The XPtr interfaces creates an external pointer which can be used in other C++ programs.

First, one creates the external pointer of the R function.

f <- function(a, b) {
  c <- a + b
  return(c)
}
fcpp <- ast2ast::translate(f, output = "XPtr", 
                           types_of_args = c("double", "double"),
                           data_structures = c("vector", "scalar"),
                           handle_inputs = c("", ""),
                           references = c(TRUE, TRUE))

Afterwards the external pointer is used in an R package

// [[Rcpp::depends(ast2ast)]]
// [[Rcpp::depends(RcppArmadillo)]]
// [[Rcpp::plugins(cpp2a)]]
#include "etr.hpp"

typedef etr::Vec<double> (*FP)(etr::Vec<double>& a, etr::Vec<double>& b);

// [[Rcpp::export]]
void call_xptr(Rcpp::XPtr<FP> ep) {
  FP f = *ep;
  etr::Vec<double> a;
  etr::Vec<double> b;
  etr::Vec<double> c;
  a = etr::coca(1, 2, 3);
  b = etr::coca(4, 5, 6);
  c = f(a, b);
  etr::print(c);
}

call the function from the R package

call_xptr(fcpp)
## 1 2 3

Internals of ETR

Fundamental Type in Expression Template Library R (ETR): Vec Class

The core type in the expression template library R (ETR) is a class called Vec.
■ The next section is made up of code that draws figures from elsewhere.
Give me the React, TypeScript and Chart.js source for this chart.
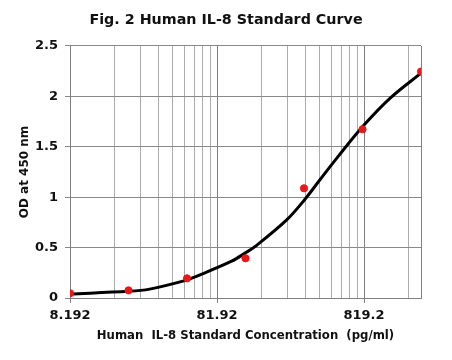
import React, { useEffect, useRef } from 'react';
import { Chart, registerables } from 'chart.js';

Chart.register(...registerables);

// Standard points (concentration in pg/ml, OD at 450 nm)
const concentrations = [8.192, 20.48, 51.2, 128, 320, 800, 2000];
const odValues = [0.047, 0.076, 0.195, 0.394, 1.088, 1.674, 2.246];

// Fitted standard curve
const curveX = [8.192, 20.48, 28.5, 49.4, 59.3, 103, 127, 150, 244, 325, 412, 540, 819.2, 1240, 2000];
const curveY = [0.04, 0.066, 0.088, 0.172, 0.215, 0.365, 0.445, 0.515, 0.775, 0.98, 1.175, 1.395, 1.715, 1.985, 2.23];

// Axis ticks
const xMajorTicks = [8.192, 81.92, 819.2];
const xMajorLabels = ['8.192', '81.92', '819.2'];
const xMinorMultipliers = [2, 3, 4, 5, 6, 7, 8, 9];
const xMin = 8.192;
const xMax = 2000;
const yMin = 0;
const yMax = 2.5;
const yStep = 0.5;

const FONT = '"DejaVu Sans", Verdana, sans-serif';

function buildXGrid() {
  const vals: number[] = [];
  xMajorTicks.forEach((m) => {
    vals.push(m);
    xMinorMultipliers.forEach((k) => {
      const v = m * k;
      if (v < xMax) vals.push(v);
    });
  });
  vals.push(xMax);
  return vals;
}

export default function App() {
  const canvasRef = useRef<HTMLCanvasElement | null>(null);

  useEffect(() => {
    document.body.style.margin = '0';
    const canvas = canvasRef.current;
    if (!canvas) return;
    const gridVals = buildXGrid();
    const isDark = (v: number) => xMajorTicks.includes(v) || v === xMax;
    const chart = new Chart(canvas, {
      type: 'scatter',
      data: {
        datasets: [
          {
            type: 'scatter',
            data: concentrations.map((x, i) => ({ x, y: odValues[i] })),
            backgroundColor: '#e8171a',
            borderColor: '#e8171a',
            pointRadius: 3.6,
            pointHoverRadius: 3.6,
            order: 0,
          },
          {
            type: 'line',
            data: curveX.map((x, i) => ({ x, y: curveY[i] })),
            borderColor: '#000000',
            borderWidth: 3,
            pointRadius: 0,
            fill: false,
            tension: 0.35,
            borderCapStyle: 'round',
            borderJoinStyle: 'round',
            order: 1,
          } as any,
        ],
      },
      options: {
        animation: false,
        responsive: false,
        events: [],
        layout: { padding: { left: 0, right: 0, top: 0, bottom: 0 } },
        plugins: {
          legend: { display: false },
          tooltip: { enabled: false },
          title: {
            display: true,
            text: 'Fig. 2 Human IL-8 Standard Curve',
            color: '#111',
            font: { family: FONT, size: 14.3, weight: 'bold', lineHeight: 1.2 },
            padding: { top: 12, bottom: 16.8 },
          },
        },
        scales: {
          x: {
            type: 'logarithmic',
            min: xMin,
            max: xMax,
            afterBuildTicks: (scale: any) => {
              scale.ticks = gridVals.map((v) => ({ value: v }));
            },
            afterFit: (scale: any) => {
              scale.height = 62;
            },
            ticks: {
              autoSkip: false,
              maxRotation: 0,
              padding: 5,
              color: '#111',
              font: { family: FONT, size: 13, weight: 'bold' },
              callback: (value: any) => {
                const idx = xMajorTicks.indexOf(value);
                return idx >= 0 ? xMajorLabels[idx] : '';
              },
            },
            grid: {
              color: (ctx: any) => (ctx.tick && isDark(ctx.tick.value) ? '#808080' : '#ababab'),
              tickColor: (ctx: any) => (ctx.tick && xMajorTicks.includes(ctx.tick.value) ? '#808080' : 'rgba(0,0,0,0)'),
              tickLength: 5,
              lineWidth: 1,
            },
            border: { display: true, color: '#808080' },
            title: {
              display: true,
              text: 'Human  IL-8 Standard Concentration  (pg/ml)',
              color: '#111',
              font: { family: FONT, size: 11.7, weight: 'bold', lineHeight: 1.2 },
              padding: { top: 4, bottom: 17 },
            },
          },
          y: {
            type: 'linear',
            min: yMin,
            max: yMax,
            afterFit: (scale: any) => {
              scale.width = 70;
            },
            ticks: {
              stepSize: yStep,
              padding: 7,
              color: '#111',
              font: { family: FONT, size: 13, weight: 'bold' },
              callback: (value: any) => String(Math.round(value * 10) / 10),
            },
            grid: {
              color: '#888888',
              tickColor: '#888888',
              tickLength: 5,
              lineWidth: 1,
            },
            border: { display: true, color: '#808080' },
            title: {
              display: true,
              text: 'OD at 450 nm',
              color: '#111',
              font: { family: FONT, size: 12, weight: 'bold', lineHeight: 1.2 },
              padding: { top: 18, bottom: 4 },
            },
          },
          yRight: {
            type: 'linear',
            position: 'right',
            display: true,
            min: yMin,
            max: yMax,
            afterFit: (scale: any) => {
              scale.width = 31;
            },
            ticks: { display: false },
            grid: { display: false, drawTicks: false },
            border: { display: false },
            title: { display: false },
          },
        },
      } as any,
    });
    return () => chart.destroy();
  }, []);

  return (
    <div style={{ width: 452, height: 360 }}>
      <canvas ref={canvasRef} width={452} height={360} />
    </div>
  );
}
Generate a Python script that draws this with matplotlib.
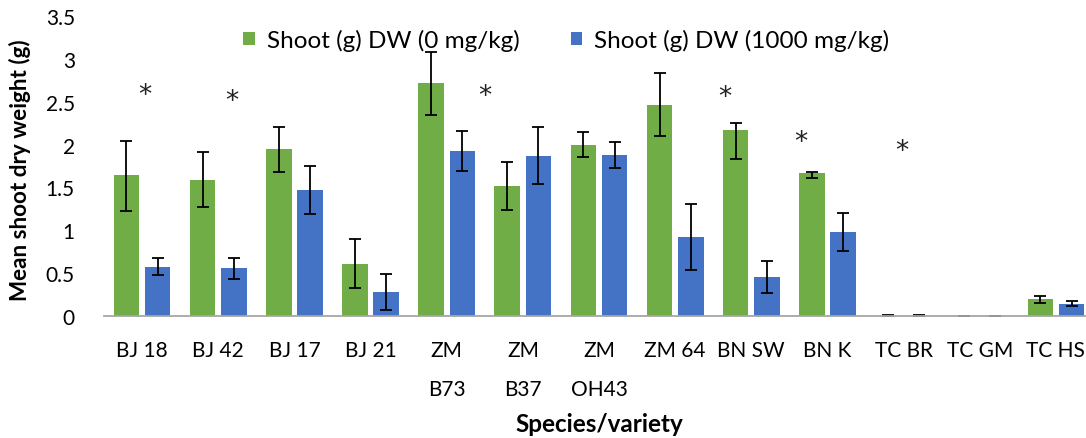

Presuming a foundational familiarity with classes and templates in C++, we embark on a detailed exploration of the design inherent in this class. The Vec class incorporates three templates, namely T, R, and Trait. In this context, the typename T signifies a fundamental data type, while R represents another class (more details forthcoming). The third template, Trait, plays a crucial role in endowing the class with identifiable properties as Vec during the compile-time phase. In the majority of instances, the template T is instantiated as a double, referred to as numeric in the context of R types. On certain occasions, T is a bool, denoted as logical in the realm of R types. The typename R represents another class this can be either: Buffer, BorrowSEXP, Borrow, Subset, UnaryOperation or BinaryOperation. Each of these classes contributes distinct functionalities and features to the Vec class. It is recommended to directly use only the classes Buffer, BorrowSEXP and Borrow. The Subset class is yielded by calls to the function subset. Whereas UnaryOperation or BinaryOperation are produced by invoking functions like sin, cos, + and -.

Overview over classes
Overview over classes

Thread safety

The class Vec is thread safe in the sense that no memory is associated with functions or global variables. Moreover, almost no static methods are defined. An exception are the methods used for comparison. Notably, these comparison methods (==, <=, >=, <, > and !=) except two doubles (by copy) as arguments and return a bool. Thus, it is still possible to use instances of the class in parallel. However, the user has to take care that only one thread edits an object at a time.

Conversions

A sexp can be converted to Rcpp::NumericVectors, Rcpp::NumericMatrices, arma::vec or to a arma::mat.